# EXERCISE GOAL
Take the lines from the one with "Recreate this image" through the one with "import plotly.graph_objects as go", both ends kept, and reproduce them exactly without the pictures.

# RECORDS FOR THIS TASK

>>>

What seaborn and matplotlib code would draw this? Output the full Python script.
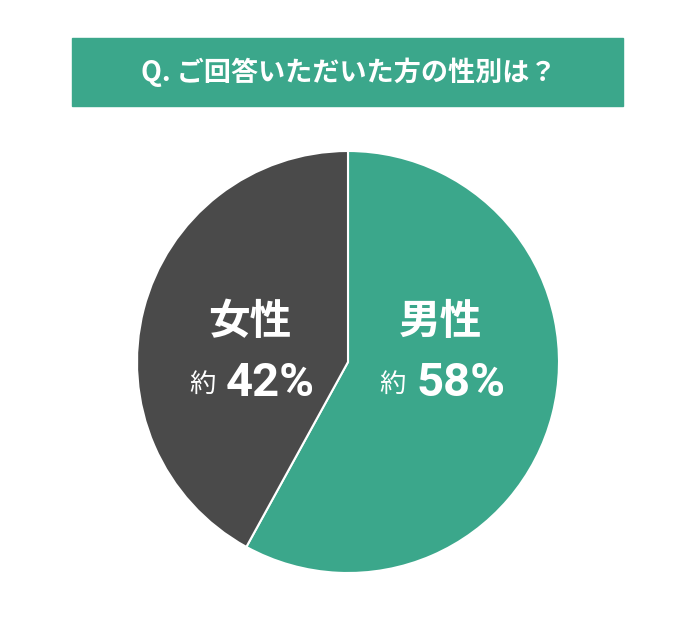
import matplotlib.pyplot as plt
import seaborn as sns
from matplotlib.patches import Rectangle

# data
labels = ["男性", "女性"]
shares = [58, 42]
pct_labels = ["58%", "42%"]
colors = ["#3ba78b", "#4a4a4a"]
title = "Q. ご回答いただいた方の性別は？"

sns.set_theme(style="white")
plt.rcParams['font.family'] = ['Noto Sans CJK JP', 'DejaVu Sans']

W, H = 696, 626
fig = plt.figure(figsize=(W / 100, H / 100), dpi=100)
fig.patch.set_facecolor("white")

# title banner
fig.patches.append(Rectangle((72 / W, 1 - 106 / H), (623 - 72) / W, 68 / H,
                             transform=fig.transFigure, color=colors[0], zorder=0))
fig.text(349 / W, 1 - 72 / H, title, color="white", fontsize=19.5, fontweight="bold",
         ha="center", va="center")

# pie
cx, cy, r = 348, 362, 211
ax = fig.add_axes([(cx - r) / W, (H - cy - r) / H, 2 * r / W, 2 * r / H])
ax.pie(shares, colors=colors, startangle=90, counterclock=False,
       wedgeprops=dict(edgecolor="white", linewidth=1.5))
ax.set_xlim(-1, 1)
ax.set_ylim(-1, 1)
ax.set_aspect("equal")
ax.axis("off")

# labels
label_x = [440, 250]
for lab, pct, x in zip(labels, pct_labels, label_x):
    fig.text(x / W, 1 - 322 / H, lab, color="white", fontsize=30, fontweight="bold",
             ha="center", va="center")
    fig.text((x - 34) / W, 1 - 384 / H, "約", color="white", fontsize=19,
             ha="right", va="center")
    fig.text((x - 24) / W, 1 - 383 / H, pct, color="white", fontsize=34,
             fontweight="bold", family=["Roboto", "DejaVu Sans"],
             ha="left", va="center")

fig.savefig("out.png", dpi=100)
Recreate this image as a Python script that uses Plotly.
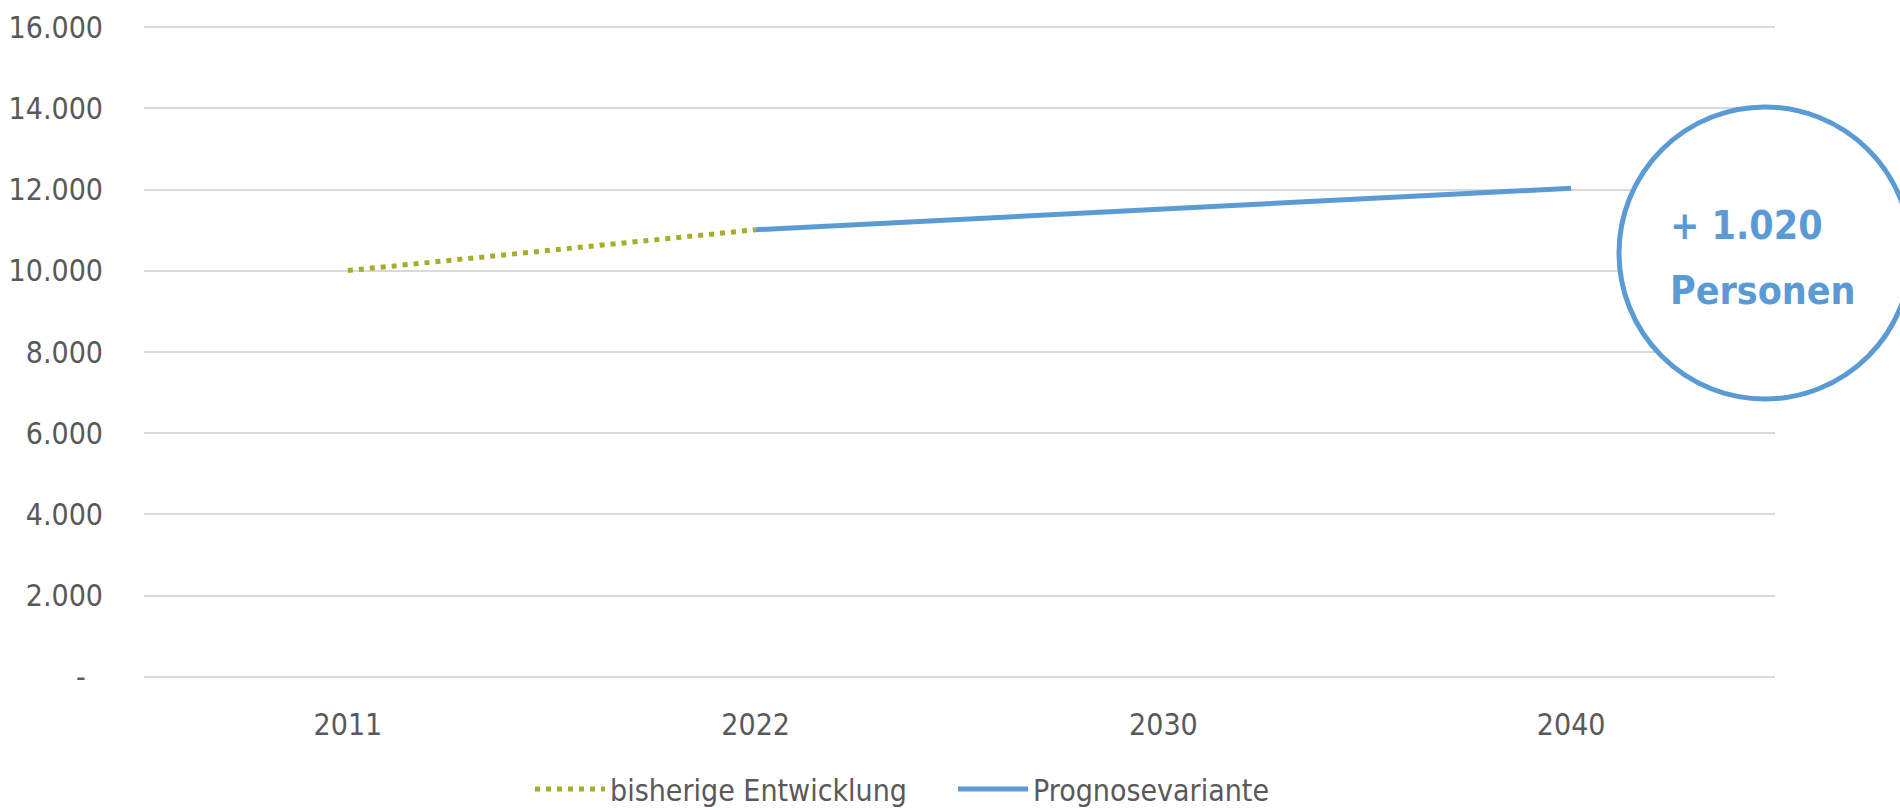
import plotly.graph_objects as go

categories = ["2011", "2022", "2030", "2040"]
hist_years = ["2011", "2022"]
hist_values = [10005, 11010]
prog_years = ["2022", "2030", "2040"]
prog_values = [11010, 11510, 12030]
y_ticks = [0, 2000, 4000, 6000, 8000, 10000, 12000, 14000, 16000]
y_labels = ["-\u2007", "2.000", "4.000", "6.000", "8.000", "10.000", "12.000", "14.000", "16.000"]
callout_lines = ["+ 1.020", "Personen"]

FONT = "DejaVu Sans Condensed, Liberation Sans Narrow, Roboto, sans-serif"
GREY = "#595959"
GREEN = "#A5AE28"
BLUE = "#5B9BD5"

fig = go.Figure()
fig.add_trace(go.Scatter(x=hist_years, y=hist_values, mode="lines",
                         name="bisherige Entwicklung",
                         line=dict(color=GREEN, width=5, dash="5px,6px")))
fig.add_trace(go.Scatter(x=prog_years, y=prog_values, mode="lines",
                         name="Prognosevariante",
                         line=dict(color=BLUE, width=5)))

L, R, T, B = 144, 125, 25, 131
W, H = 1900, 810
pw, ph = W - L - R, H - T - B
YMIN, YMAX = -50, 16050

def px_x(x):
    return (x - L) / pw

def px_y(y):
    return (H - B - y) / ph

cx, cy, r = 1765, 253, 146
fig.add_shape(type="circle", xref="paper", yref="paper",
              x0=px_x(cx - r), x1=px_x(cx + r), y0=px_y(cy + r), y1=px_y(cy - r),
              line=dict(color=BLUE, width=5), fillcolor="white", layer="above")
for line_text, ypix in zip(callout_lines, [225, 290]):
    fig.add_annotation(xref="paper", yref="paper", x=px_x(1668), y=px_y(ypix),
                       xanchor="left", yanchor="middle", align="left",
                       text="<b>" + line_text + "</b>", showarrow=False,
                       font=dict(family=FONT, size=39, color=BLUE))

fig.update_layout(
    width=W, height=H,
    margin=dict(l=L, r=R, t=T, b=B, autoexpand=False),
    paper_bgcolor="white", plot_bgcolor="white",
    font=dict(family=FONT, size=30, color=GREY),
    showlegend=True,
    legend=dict(orientation="h", x=px_x(530), xanchor="left", y=px_y(763), yanchor="top",
                font=dict(family=FONT, size=30, color=GREY),
                itemwidth=70, entrywidth=338, entrywidthmode="pixels",
                traceorder="normal"),
    xaxis=dict(type="category", categoryorder="array", categoryarray=categories,
               range=[-0.5, 3.5], showgrid=False, zeroline=False, showline=False,
               ticks="", tickfont=dict(size=30, color=GREY), ticklabelstandoff=25,
               automargin=False),
    yaxis=dict(range=[YMIN, YMAX], tickvals=y_ticks, ticktext=y_labels,
               showgrid=True, gridcolor="#D9D9D9", gridwidth=1.5,
               zeroline=False, showline=False, ticks="",
               tickfont=dict(size=30, color=GREY), ticklabelstandoff=40,
               automargin=False),
)

fig.write_html("out.html", config={"displayModeBar": False},
               post_script="document.body.style.margin='0';document.body.style.overflow='hidden';")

<<<

# SOLUTION
Recreate this image as a Python script that uses Plotly.
import plotly.graph_objects as go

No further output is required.